Requirement
Your output is the lines from the first one to the one containing "ax = fig.add_axes([103", repeated exactly, with images left out.

Stored data

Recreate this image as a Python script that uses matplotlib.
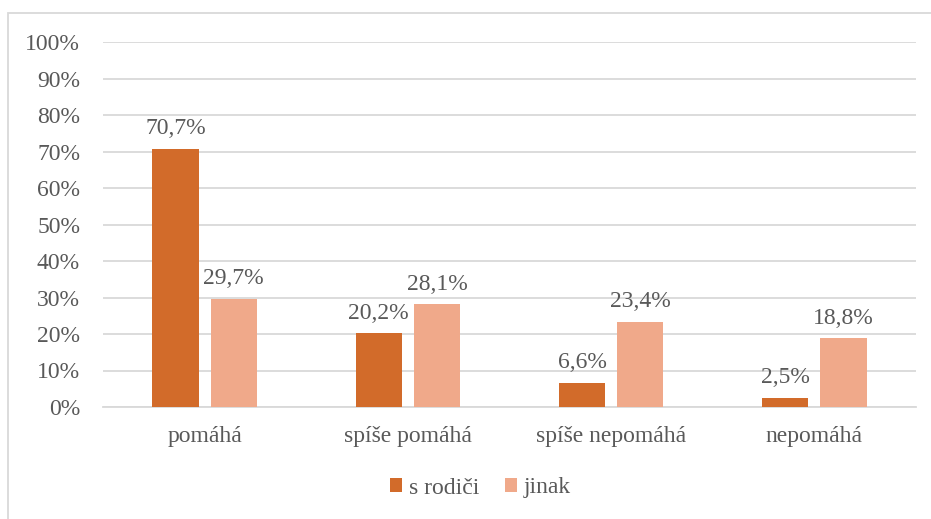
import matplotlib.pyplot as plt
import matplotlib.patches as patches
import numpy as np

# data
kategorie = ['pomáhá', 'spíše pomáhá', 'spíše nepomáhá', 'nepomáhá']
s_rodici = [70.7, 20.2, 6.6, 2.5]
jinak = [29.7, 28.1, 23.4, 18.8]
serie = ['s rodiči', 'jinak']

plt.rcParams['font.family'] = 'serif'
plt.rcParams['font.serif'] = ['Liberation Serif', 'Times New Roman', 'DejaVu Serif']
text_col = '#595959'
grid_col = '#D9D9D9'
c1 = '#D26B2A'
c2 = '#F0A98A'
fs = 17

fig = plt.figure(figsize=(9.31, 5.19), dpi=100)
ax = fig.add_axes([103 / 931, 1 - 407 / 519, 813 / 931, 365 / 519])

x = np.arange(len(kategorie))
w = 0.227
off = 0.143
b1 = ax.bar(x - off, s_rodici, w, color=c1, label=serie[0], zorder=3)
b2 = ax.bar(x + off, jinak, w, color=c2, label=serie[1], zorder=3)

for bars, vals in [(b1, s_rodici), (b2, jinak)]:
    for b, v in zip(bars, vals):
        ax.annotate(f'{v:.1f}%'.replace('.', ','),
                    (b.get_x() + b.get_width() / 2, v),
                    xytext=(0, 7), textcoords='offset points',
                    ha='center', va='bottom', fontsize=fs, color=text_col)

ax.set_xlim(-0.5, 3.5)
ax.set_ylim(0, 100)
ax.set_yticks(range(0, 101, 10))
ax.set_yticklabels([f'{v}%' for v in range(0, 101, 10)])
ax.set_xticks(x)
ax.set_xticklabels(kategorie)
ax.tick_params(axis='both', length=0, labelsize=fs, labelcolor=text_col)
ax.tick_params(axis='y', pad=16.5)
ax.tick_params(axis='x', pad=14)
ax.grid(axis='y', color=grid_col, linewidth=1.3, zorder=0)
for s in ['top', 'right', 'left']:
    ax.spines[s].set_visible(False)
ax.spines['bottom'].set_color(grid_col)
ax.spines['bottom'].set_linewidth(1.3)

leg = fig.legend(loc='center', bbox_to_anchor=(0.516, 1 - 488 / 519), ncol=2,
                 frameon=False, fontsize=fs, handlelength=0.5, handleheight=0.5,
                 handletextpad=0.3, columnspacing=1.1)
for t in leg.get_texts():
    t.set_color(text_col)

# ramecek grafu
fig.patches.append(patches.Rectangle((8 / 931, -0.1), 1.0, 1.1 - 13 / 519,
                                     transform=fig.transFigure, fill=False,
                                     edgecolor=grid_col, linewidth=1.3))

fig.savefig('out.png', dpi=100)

Response to this task
Recreate this image as a Python script that uses matplotlib.
import matplotlib.pyplot as plt
import matplotlib.patches as patches
import numpy as np

# data
kategorie = ['pomáhá', 'spíše pomáhá', 'spíše nepomáhá', 'nepomáhá']
s_rodici = [70.7, 20.2, 6.6, 2.5]
jinak = [29.7, 28.1, 23.4, 18.8]
serie = ['s rodiči', 'jinak']

plt.rcParams['font.family'] = 'serif'
plt.rcParams['font.serif'] = ['Liberation Serif', 'Times New Roman', 'DejaVu Serif']
text_col = '#595959'
grid_col = '#D9D9D9'
c1 = '#D26B2A'
c2 = '#F0A98A'
fs = 17

fig = plt.figure(figsize=(9.31, 5.19), dpi=100)
ax = fig.add_axes([103 / 931, 1 - 407 / 519, 813 / 931, 365 / 519])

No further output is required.